__Dataset records__
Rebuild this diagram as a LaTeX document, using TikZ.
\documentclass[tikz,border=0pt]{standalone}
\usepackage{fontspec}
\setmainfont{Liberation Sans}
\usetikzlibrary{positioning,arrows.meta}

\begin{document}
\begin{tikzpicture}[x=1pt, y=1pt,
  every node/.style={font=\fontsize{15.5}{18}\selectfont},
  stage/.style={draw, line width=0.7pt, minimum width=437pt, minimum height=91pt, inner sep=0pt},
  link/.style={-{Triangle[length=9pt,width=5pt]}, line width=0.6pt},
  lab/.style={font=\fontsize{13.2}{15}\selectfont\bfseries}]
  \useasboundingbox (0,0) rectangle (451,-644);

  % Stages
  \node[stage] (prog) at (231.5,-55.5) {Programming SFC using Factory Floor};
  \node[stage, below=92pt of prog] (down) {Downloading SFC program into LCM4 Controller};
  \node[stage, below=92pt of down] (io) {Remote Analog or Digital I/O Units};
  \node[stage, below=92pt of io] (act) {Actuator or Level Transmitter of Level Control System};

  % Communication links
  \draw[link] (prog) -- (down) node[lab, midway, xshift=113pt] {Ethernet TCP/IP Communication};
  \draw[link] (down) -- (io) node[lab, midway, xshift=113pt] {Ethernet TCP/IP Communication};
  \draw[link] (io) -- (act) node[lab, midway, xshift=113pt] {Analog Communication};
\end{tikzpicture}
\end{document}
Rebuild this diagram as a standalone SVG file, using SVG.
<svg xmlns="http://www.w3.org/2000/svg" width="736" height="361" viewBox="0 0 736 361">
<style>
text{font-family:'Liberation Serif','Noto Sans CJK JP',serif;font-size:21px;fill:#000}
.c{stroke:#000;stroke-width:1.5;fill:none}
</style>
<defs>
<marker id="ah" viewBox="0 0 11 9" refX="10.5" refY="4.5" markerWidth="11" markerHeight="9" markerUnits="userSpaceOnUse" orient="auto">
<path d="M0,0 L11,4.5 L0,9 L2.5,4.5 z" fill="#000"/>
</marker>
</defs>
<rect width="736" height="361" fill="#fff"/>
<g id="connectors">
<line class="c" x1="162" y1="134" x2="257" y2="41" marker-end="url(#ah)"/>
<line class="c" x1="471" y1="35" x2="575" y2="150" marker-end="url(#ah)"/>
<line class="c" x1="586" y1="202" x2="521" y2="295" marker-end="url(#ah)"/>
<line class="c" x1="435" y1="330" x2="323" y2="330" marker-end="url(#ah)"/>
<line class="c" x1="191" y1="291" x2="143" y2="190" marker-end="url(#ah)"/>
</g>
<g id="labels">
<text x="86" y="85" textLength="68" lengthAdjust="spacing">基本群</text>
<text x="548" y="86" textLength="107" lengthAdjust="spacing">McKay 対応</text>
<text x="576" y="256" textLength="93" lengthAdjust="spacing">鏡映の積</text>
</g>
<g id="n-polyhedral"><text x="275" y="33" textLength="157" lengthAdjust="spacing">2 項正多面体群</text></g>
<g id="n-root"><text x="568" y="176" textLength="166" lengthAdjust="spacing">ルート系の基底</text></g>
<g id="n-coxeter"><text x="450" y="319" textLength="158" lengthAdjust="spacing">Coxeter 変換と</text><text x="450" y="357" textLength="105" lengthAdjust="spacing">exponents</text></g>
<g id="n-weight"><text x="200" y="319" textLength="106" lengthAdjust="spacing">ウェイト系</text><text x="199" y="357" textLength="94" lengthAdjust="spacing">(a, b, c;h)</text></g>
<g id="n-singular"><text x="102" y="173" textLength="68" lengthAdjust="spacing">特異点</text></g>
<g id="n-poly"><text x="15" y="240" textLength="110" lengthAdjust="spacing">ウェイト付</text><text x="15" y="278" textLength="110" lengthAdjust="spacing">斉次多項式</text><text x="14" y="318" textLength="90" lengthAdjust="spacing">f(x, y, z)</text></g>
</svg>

__What you will do__
Type the material above out again, exactly.

__Response to the task__
Rebuild this diagram as a LaTeX document, using TikZ.
\documentclass[tikz,border=0pt]{standalone}
\usepackage{fontspec}
\setmainfont{Liberation Sans}
\usetikzlibrary{positioning,arrows.meta}

\begin{document}
\begin{tikzpicture}[x=1pt, y=1pt,
  every node/.style={font=\fontsize{15.5}{18}\selectfont},
  stage/.style={draw, line width=0.7pt, minimum width=437pt, minimum height=91pt, inner sep=0pt},
  link/.style={-{Triangle[length=9pt,width=5pt]}, line width=0.6pt},
  lab/.style={font=\fontsize{13.2}{15}\selectfont\bfseries}]
  \useasboundingbox (0,0) rectangle (451,-644);

  % Stages
  \node[stage] (prog) at (231.5,-55.5) {Programming SFC using Factory Floor};
  \node[stage, below=92pt of prog] (down) {Downloading SFC program into LCM4 Controller};
  \node[stage, below=92pt of down] (io) {Remote Analog or Digital I/O Units};
  \node[stage, below=92pt of io] (act) {Actuator or Level Transmitter of Level Control System};

  % Communication links
  \draw[link] (prog) -- (down) node[lab, midway, xshift=113pt] {Ethernet TCP/IP Communication};
  \draw[link] (down) -- (io) node[lab, midway, xshift=113pt] {Ethernet TCP/IP Communication};
  \draw[link] (io) -- (act) node[lab, midway, xshift=113pt] {Analog Communication};
\end{tikzpicture}
\end{document}
Rebuild this diagram as a standalone SVG file, using SVG.
<svg xmlns="http://www.w3.org/2000/svg" width="736" height="361" viewBox="0 0 736 361">
<style>
text{font-family:'Liberation Serif','Noto Sans CJK JP',serif;font-size:21px;fill:#000}
.c{stroke:#000;stroke-width:1.5;fill:none}
</style>
<defs>
<marker id="ah" viewBox="0 0 11 9" refX="10.5" refY="4.5" markerWidth="11" markerHeight="9" markerUnits="userSpaceOnUse" orient="auto">
<path d="M0,0 L11,4.5 L0,9 L2.5,4.5 z" fill="#000"/>
</marker>
</defs>
<rect width="736" height="361" fill="#fff"/>
<g id="connectors">
<line class="c" x1="162" y1="134" x2="257" y2="41" marker-end="url(#ah)"/>
<line class="c" x1="471" y1="35" x2="575" y2="150" marker-end="url(#ah)"/>
<line class="c" x1="586" y1="202" x2="521" y2="295" marker-end="url(#ah)"/>
<line class="c" x1="435" y1="330" x2="323" y2="330" marker-end="url(#ah)"/>
<line class="c" x1="191" y1="291" x2="143" y2="190" marker-end="url(#ah)"/>
</g>
<g id="labels">
<text x="86" y="85" textLength="68" lengthAdjust="spacing">基本群</text>
<text x="548" y="86" textLength="107" lengthAdjust="spacing">McKay 対応</text>
<text x="576" y="256" textLength="93" lengthAdjust="spacing">鏡映の積</text>
</g>
<g id="n-polyhedral"><text x="275" y="33" textLength="157" lengthAdjust="spacing">2 項正多面体群</text></g>
<g id="n-root"><text x="568" y="176" textLength="166" lengthAdjust="spacing">ルート系の基底</text></g>
<g id="n-coxeter"><text x="450" y="319" textLength="158" lengthAdjust="spacing">Coxeter 変換と</text><text x="450" y="357" textLength="105" lengthAdjust="spacing">exponents</text></g>
<g id="n-weight"><text x="200" y="319" textLength="106" lengthAdjust="spacing">ウェイト系</text><text x="199" y="357" textLength="94" lengthAdjust="spacing">(a, b, c;h)</text></g>
<g id="n-singular"><text x="102" y="173" textLength="68" lengthAdjust="spacing">特異点</text></g>
<g id="n-poly"><text x="15" y="240" textLength="110" lengthAdjust="spacing">ウェイト付</text><text x="15" y="278" textLength="110" lengthAdjust="spacing">斉次多項式</text><text x="14" y="318" textLength="90" lengthAdjust="spacing">f(x, y, z)</text></g>
</svg>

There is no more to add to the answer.